8. Da quanto si è sin qui detto, risulta evidente che anche il profilo, in verità residuale rispetto alle critiche rivolte alle valutazioni di merito sull'apprezzamento delle fonti di prova, che denuncia la errata applicazione dell'art. 71 TUSL è del tutto privo di correlazione con la motivazione della sentenza impugnata. Il ricorrente, infatti, non considera, come si è chiarito al punto precedente, che la rassegna delle condotte alternative omesse, concretando la causalità della colpa addebitata all'imputato, è stata rappresentata, in relazione alla formulazione del giudizio controfattuale, dopo aver adeguatamente spiegato i termini della palese violazione del DVR, laddove lo stesso aveva previsto il mezzo per contenere il rischio derivante dall'utilizzo del macchinario, ma era rimasto del tutto non adempiuto. Dunque, la sentenza non ha applicato in modo erroneo la previsione normativa e la denuncia del vizio di violazione di legge si fonda su considerazioni estranee al ragionamento seguito dalla Corte di merito e manifestamente infondate.

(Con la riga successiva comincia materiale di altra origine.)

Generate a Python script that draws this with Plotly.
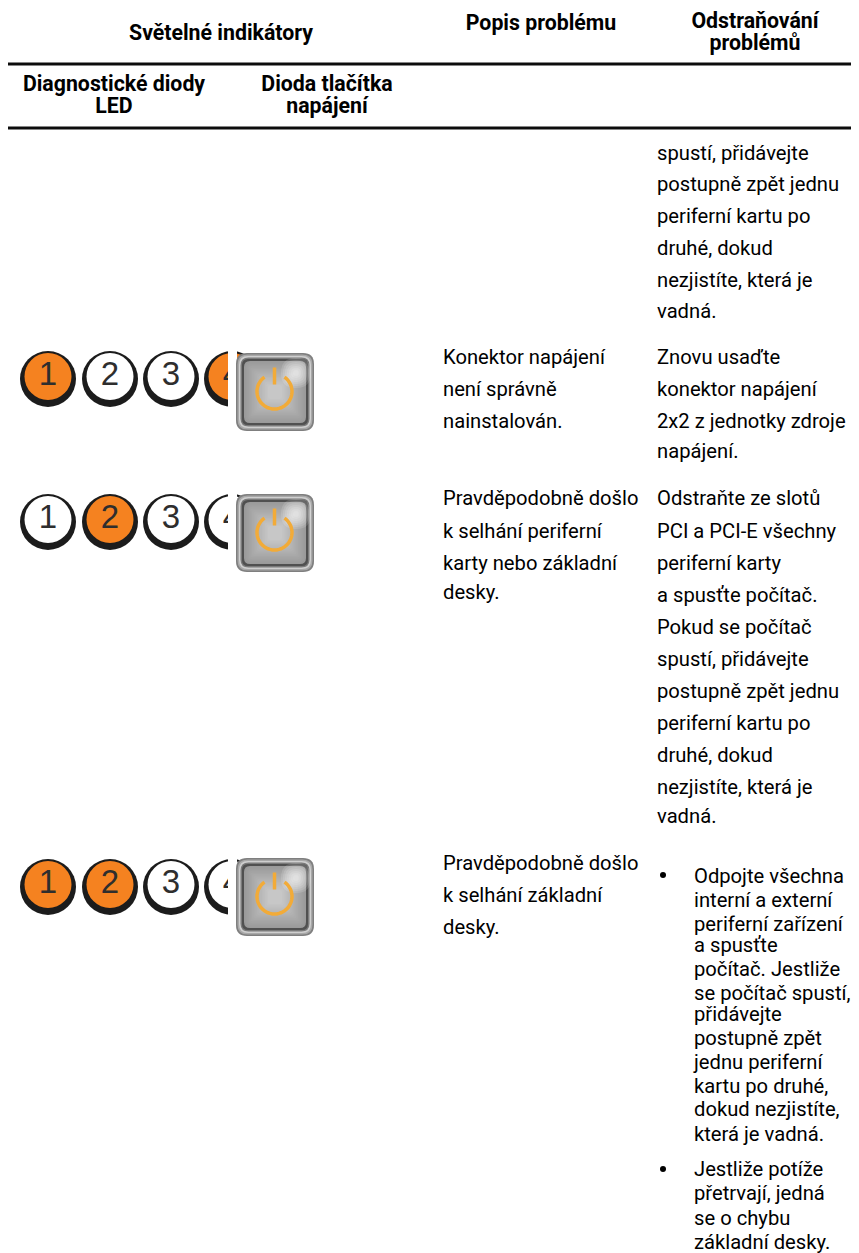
import math
import plotly.graph_objects as go

# ---------- content ----------
header_lines = ["Světelné indikátory", "Popis problému", "Odstraňování", "problémů",
                "Diagnostické diody", "LED", "Dioda tlačítka", "napájení"]
col3_lines = ["Konektor napájení", "není správně", "nainstalován.",
              "Pravděpodobně došlo", "k selhání periferní", "karty nebo základní", "desky.",
              "Pravděpodobně došlo", "k selhání základní", "desky."]
col4_lines = ["spustí, přidávejte", "postupně zpět jednu", "periferní kartu po", "druhé, dokud",
              "nezjistíte, která je", "vadná.",
              "Znovu usaďte", "konektor napájení", "2x2 z jednotky zdroje", "napájení.",
              "Odstraňte ze slotů", "PCI a PCI-E všechny", "periferní karty", "a spusťte počítač.",
              "Pokud se počítač", "spustí, přidávejte", "postupně zpět jednu", "periferní kartu po",
              "druhé, dokud", "nezjistíte, která je", "vadná."]
bullet_lines = ["Odpojte všechna", "interní a externí", "periferní zařízení", "a spusťte",
                "počítač. Jestliže", "se počítač spustí,", "přidávejte", "postupně zpět",
                "jednu periferní", "kartu po druhé,", "dokud nezjistíte,", "která je vadná.",
                "Jestliže potíže", "přetrvají, jedná", "se o chybu", "základní desky."]
led_digits = ["1", "2", "3", "4"]
led_states = [[1, 0, 0, 1], [0, 1, 0, 0], [1, 1, 0, 0]]

# ---------- layout (pixel space of the page) ----------
W, H = 859, 1253
PAGE_MARGIN = 8    # the page body's own margin
FONT = "Roboto"
BODY, BOLD = 20.2, 21.3
BL = 0.36   # baseline -> middle of line, in em

header_x = [221, 541, 755, 755, 114, 114, 327, 327]
header_y = [42, 32, 30, 52, 93, 115, 93, 115]
col3_y = [366, 398, 430, 507, 540, 572, 601, 872, 904, 936]
col4_y = [162, 193, 225, 257, 289, 320, 366, 398, 430, 460,
          507, 540, 572, 604, 636, 668, 700, 732, 764, 796, 825]
bullet_y = [885, 909, 933, 954, 978, 1002, 1023, 1047, 1071, 1095, 1118, 1143,
            1178, 1202, 1227, 1251]
col3_x, col4_x, bullet_text_x = 443, 657, 694
bullet_dot_x, bullet_dot_y = [663, 663], [875, 1169]
led_x = [48, 110, 171, 232]
row_cy = [378, 521, 886]
btn_top = [353, 494, 858]
btn_left, btn_size = 236, 78
clip_x0 = 228
rule_y = [64, 128]
ORANGE, AMBER = "#f58220", "#f2ab38"

fig = go.Figure()

# rules
for y in rule_y:
    fig.add_trace(go.Scatter(x=[7, W], y=[y, y], mode="lines",
                             line=dict(color="#0c0c0c", width=3), hoverinfo="skip"))

# text
def text_trace(xs, ys, labels, size, pos, bold=False):
    fig.add_trace(go.Scatter(
        x=xs, y=[y - BL * size for y in ys], text=labels, mode="text",
        textposition=pos, cliponaxis=False, hoverinfo="skip",
        textfont=dict(family=FONT, size=size, color="#000000",
                      weight="bold" if bold else "normal")))

text_trace(header_x, header_y, header_lines, BOLD, "middle center", True)
text_trace([col3_x] * len(col3_lines), col3_y, col3_lines, BODY, "middle right")
text_trace([col4_x] * len(col4_lines), col4_y, col4_lines, BODY, "middle right")
text_trace([bullet_text_x] * len(bullet_lines), bullet_y, bullet_lines, BODY, "middle right")
fig.add_trace(go.Scatter(x=bullet_dot_x, y=bullet_dot_y, mode="markers",
                         marker=dict(color="#000000", size=6), hoverinfo="skip"))

# LEDs
for cy, states in zip(row_cy, led_states):
    fig.add_trace(go.Scatter(x=led_x, y=[cy + 1] * 4, mode="markers",
                             marker=dict(size=56, color="#1c1c1c", line=dict(width=0)),
                             hoverinfo="skip"))
    fig.add_trace(go.Scatter(x=led_x, y=[cy - 1.5] * 4, mode="markers+text",
                             text=led_digits, textposition="middle center",
                             textfont=dict(family="Liberation Sans", size=33, color="#2e2e2e"),
                             marker=dict(size=47,
                                         color=[ORANGE if s else "#ffffff" for s in states],
                                         line=dict(width=0)),
                             hoverinfo="skip"))

# shapes: clip strip + buttons
shapes = []
def rrect(x0, y0, x1, y1, r):
    return (f"M{x0+r},{y0} L{x1-r},{y0} Q{x1},{y0} {x1},{y0+r} L{x1},{y1-r} Q{x1},{y1} {x1-r},{y1} "
            f"L{x0+r},{y1} Q{x0},{y1} {x0},{y1-r} L{x0},{y0+r} Q{x0},{y0} {x0+r},{y0} Z")

def add_path(path, fill=None, stroke=None, w=0, op=1):
    shapes.append(dict(type="path", path=path, xref="x", yref="y", layer="above",
                       fillcolor=fill if fill else "rgba(0,0,0,0)", opacity=op,
                       line=dict(color=stroke if stroke else "rgba(0,0,0,0)", width=w)))

for cy, top in zip(row_cy, btn_top):
    shapes.append(dict(type="rect", x0=clip_x0, x1=btn_left + 1, y0=cy - 32, y1=cy + 32,
                       xref="x", yref="y", layer="above", fillcolor="#ffffff",
                       line=dict(width=0)))
    x0, x1, y0, y1 = btn_left, btn_left + btn_size, top, top + btn_size
    bands = [(0, "#7f7f7f", 11), (1.5, "#a8a8a8", 10), (3, "#cfcfcf", 9), (4.5, "#7a7a7a", 8),
             (6, "#505050", 6)]
    for inset, col, r in bands:
        add_path(rrect(x0 + inset, y0 + inset, x1 - inset, y1 - inset, r), fill=col)
    # face: a soft ramp from the rim to the centre
    for step in range(16):
        inset = 8 + step * 1.6
        g = 154 + step * 3
        add_path(rrect(x0 + inset, y0 + inset, x1 - inset, y1 - inset, max(6 - step, 2)),
                 fill=f"rgb({g},{g},{g})")
    # highlight, upper right of the face
    hx, hy = x0 + 60, y0 + 20
    for rad in range(15, 1, -2):
        add_path(rrect(hx - rad, hy - rad, hx + rad, hy + rad, rad * 0.98), fill="#ffffff", op=0.14)
    # power symbol
    px, py = x0 + 38.5, y0 + 38.5
    pts = []
    for k in range(41):
        t = math.radians(35 + k * 290 / 40)
        pts.append((px + 17.5 * math.sin(t), py - 17.5 * math.cos(t)))
    add_path("M" + " L".join(f"{a:.1f},{b:.1f}" for a, b in pts), stroke=AMBER, w=3.5)
    add_path(f"M{px},{py-24} L{px},{py-7}", stroke=AMBER, w=3.5)

fig.update_layout(
    width=W - PAGE_MARGIN, height=H - PAGE_MARGIN, margin=dict(l=0, r=0, t=0, b=0),
    paper_bgcolor="#ffffff", plot_bgcolor="#ffffff", showlegend=False, shapes=shapes,
    xaxis=dict(range=[PAGE_MARGIN, W], visible=False, fixedrange=True),
    yaxis=dict(range=[H, PAGE_MARGIN], visible=False, fixedrange=True),
)
fig.write_html("out.html", config=dict(displayModeBar=False))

9. Sul punto, non pare ultroneo ribadire che l'art. 28 del D.Lgs. n. 81/2008, norma dal chiaro tenore letterale, pone al centro del sistema prevenzionistico lavorativo il momento della valutazione e, dunque, della previsione dei rischi per la sicurezza e la salute dei lavoratori, previsione che spetta al datore di lavoro e deve essere completa, dovendo riguardare, per l'appunto, "tutti i rischi". Trattasi di norma che riempie di contenuto quella che pone l'obbligo datoriale per eccellenza, neppure delegabile, delineato all'art. 17, comma 1, lett. a), D.Lgs. n. 81/2008, quello cioè di redigere il documento di cui all'art. 28 citato.

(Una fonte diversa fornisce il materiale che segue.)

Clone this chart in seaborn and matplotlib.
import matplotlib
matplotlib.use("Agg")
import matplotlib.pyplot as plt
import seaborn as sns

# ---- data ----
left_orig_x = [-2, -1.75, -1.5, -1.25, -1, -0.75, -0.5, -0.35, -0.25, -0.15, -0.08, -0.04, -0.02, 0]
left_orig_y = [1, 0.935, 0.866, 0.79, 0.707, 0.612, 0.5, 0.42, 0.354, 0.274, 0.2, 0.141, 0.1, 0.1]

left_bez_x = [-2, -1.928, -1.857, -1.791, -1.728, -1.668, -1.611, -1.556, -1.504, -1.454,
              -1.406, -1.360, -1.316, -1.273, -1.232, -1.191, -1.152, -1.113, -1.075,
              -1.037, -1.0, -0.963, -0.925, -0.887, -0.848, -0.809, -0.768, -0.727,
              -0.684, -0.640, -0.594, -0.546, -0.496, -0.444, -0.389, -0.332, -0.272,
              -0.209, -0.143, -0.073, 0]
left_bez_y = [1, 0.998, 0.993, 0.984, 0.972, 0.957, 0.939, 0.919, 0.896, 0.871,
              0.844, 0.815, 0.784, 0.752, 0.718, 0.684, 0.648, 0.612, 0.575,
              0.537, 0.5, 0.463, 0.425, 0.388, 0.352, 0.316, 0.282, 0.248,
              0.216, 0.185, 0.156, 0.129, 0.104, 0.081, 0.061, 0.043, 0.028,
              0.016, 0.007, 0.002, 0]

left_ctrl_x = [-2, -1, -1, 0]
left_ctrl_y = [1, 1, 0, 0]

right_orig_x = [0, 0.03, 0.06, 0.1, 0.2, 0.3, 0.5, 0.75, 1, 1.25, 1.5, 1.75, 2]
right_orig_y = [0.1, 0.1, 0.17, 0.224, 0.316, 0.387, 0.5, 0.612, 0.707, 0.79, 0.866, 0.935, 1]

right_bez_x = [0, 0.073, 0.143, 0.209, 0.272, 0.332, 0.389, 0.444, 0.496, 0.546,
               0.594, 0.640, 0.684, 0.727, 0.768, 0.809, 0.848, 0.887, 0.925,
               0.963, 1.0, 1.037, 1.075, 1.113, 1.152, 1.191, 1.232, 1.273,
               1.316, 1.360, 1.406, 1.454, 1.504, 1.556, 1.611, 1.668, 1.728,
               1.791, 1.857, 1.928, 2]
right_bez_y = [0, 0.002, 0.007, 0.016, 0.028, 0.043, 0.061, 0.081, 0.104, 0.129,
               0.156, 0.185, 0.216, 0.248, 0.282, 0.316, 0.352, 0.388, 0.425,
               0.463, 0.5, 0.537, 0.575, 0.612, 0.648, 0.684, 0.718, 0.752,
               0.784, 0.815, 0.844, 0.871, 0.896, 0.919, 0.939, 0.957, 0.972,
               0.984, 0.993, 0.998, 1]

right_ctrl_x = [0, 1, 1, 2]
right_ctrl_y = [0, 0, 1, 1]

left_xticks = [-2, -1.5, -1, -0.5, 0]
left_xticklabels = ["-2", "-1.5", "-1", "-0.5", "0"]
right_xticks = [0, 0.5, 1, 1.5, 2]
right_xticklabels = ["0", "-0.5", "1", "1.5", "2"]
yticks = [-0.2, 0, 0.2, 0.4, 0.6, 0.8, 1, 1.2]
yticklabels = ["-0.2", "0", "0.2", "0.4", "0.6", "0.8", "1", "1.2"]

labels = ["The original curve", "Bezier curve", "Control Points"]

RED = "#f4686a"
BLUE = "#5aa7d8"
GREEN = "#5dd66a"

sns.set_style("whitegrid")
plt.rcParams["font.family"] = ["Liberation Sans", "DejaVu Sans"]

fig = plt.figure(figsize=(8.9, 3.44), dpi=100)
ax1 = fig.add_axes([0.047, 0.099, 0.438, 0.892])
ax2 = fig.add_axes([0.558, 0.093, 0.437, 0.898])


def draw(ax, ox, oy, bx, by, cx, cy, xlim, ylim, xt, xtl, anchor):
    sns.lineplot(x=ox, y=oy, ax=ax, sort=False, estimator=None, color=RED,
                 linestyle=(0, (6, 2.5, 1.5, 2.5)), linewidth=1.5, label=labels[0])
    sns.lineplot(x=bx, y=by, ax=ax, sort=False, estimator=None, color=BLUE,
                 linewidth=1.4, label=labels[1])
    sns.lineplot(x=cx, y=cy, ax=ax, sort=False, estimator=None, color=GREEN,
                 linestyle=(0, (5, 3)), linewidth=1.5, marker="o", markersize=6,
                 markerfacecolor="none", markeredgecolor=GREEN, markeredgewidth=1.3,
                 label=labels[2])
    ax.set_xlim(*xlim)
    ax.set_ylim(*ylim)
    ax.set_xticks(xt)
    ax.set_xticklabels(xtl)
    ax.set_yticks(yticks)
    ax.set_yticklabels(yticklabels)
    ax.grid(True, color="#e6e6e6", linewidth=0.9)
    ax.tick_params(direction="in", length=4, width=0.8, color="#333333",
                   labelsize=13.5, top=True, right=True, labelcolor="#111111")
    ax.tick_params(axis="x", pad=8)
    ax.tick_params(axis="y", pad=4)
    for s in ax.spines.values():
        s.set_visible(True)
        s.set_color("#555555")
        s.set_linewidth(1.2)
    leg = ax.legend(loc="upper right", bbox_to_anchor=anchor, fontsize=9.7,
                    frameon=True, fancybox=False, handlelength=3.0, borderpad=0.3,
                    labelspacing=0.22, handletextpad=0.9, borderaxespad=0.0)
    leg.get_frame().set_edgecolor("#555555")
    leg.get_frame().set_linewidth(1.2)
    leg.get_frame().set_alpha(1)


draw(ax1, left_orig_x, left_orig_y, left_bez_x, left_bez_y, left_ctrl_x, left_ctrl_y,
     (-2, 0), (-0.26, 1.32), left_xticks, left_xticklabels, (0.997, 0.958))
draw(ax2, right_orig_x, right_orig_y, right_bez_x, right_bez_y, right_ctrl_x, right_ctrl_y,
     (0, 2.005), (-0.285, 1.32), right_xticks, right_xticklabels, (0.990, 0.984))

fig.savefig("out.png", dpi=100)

Già da tempo la giurisprudenza di legittimità ha chiarito che il datore di lavoro è tenuto a indicare, all'interno di tale documento, in modo specifico i fattori di pericolo concretamente presenti all'interno dell'azienda, in relazione alla singola lavorazione o all'ambiente di lavoro e le misure precauzionali e i dispositivi adottati per tutelare la salute e la sicurezza dei lavoratori e, trattandosi di un dovere fondamentale del sistema prevenzionistico, il conferimento a terzi della delega relativa alla redazione di suddetto documento non esonera il datore di lavoro dall'obbligo di verificarne l'adeguatezza e l'efficacia, di informare i lavoratori dei rischi connessi alle lavorazioni in esecuzione e di fornire loro una formazione sufficiente ed adeguata (Sez. 4, n. 27295 del 02/12/2016, dep. 2017, Furlan, Rv. 270355 - 01). Il che giustifica, altresì, la costante giurisprudenza della Corte di legittimità, secondo cui il comportamento negligente, imprudente e imperito del lavoratore, anch'egli debitore, in esplicazione delle mansioni allo stesso affidate, di un obbligo di garanzia (art. 20 D.Lgs. n. 81/2008), può costituire concretizzazione di un "rischio eccentrico", con esclusione della responsabilità del garante, soltanto allorquando questi abbia attuato anche le cautele che sono finalizzate a disciplinare e governare il rischio di comportamento imprudente, così che, solo in questo caso, l'evento verificatosi potrà essere ricondotto alla negligenza del lavoratore, piuttosto che al comportamento del garante (Sez. 4, n. 27871 del 20/03/2019, Simeone, Rv. 276242 - 01).
10. È fondato il terzo motivo.
Il Tribunale ha irrogato la pena di mesi due di reclusione ed Euro 400 di multa, con i doppi benefici della sospensione della pena e della non menzione, e la Corte d'Appello ha confermato integralmente la pronuncia.
Tuttavia, come rilevato dal ricorrente, l'art. 590 cod. pen., terzo comma, prevede, in caso di lesioni gravi, la pena da tre mesi a un anno di reclusione o della multa da Euro 500 ad Euro 2000 e non la pena congiunta della reclusione e della multa.
Pertanto, ferma la responsabilità penale accertata dalla Corte d'Appello, la sentenza va annullata limitatamente al trattamento sanzionatorio e, per tale aspetto, rinviata alla Corte d'Appello di Firenze in diversa composizione.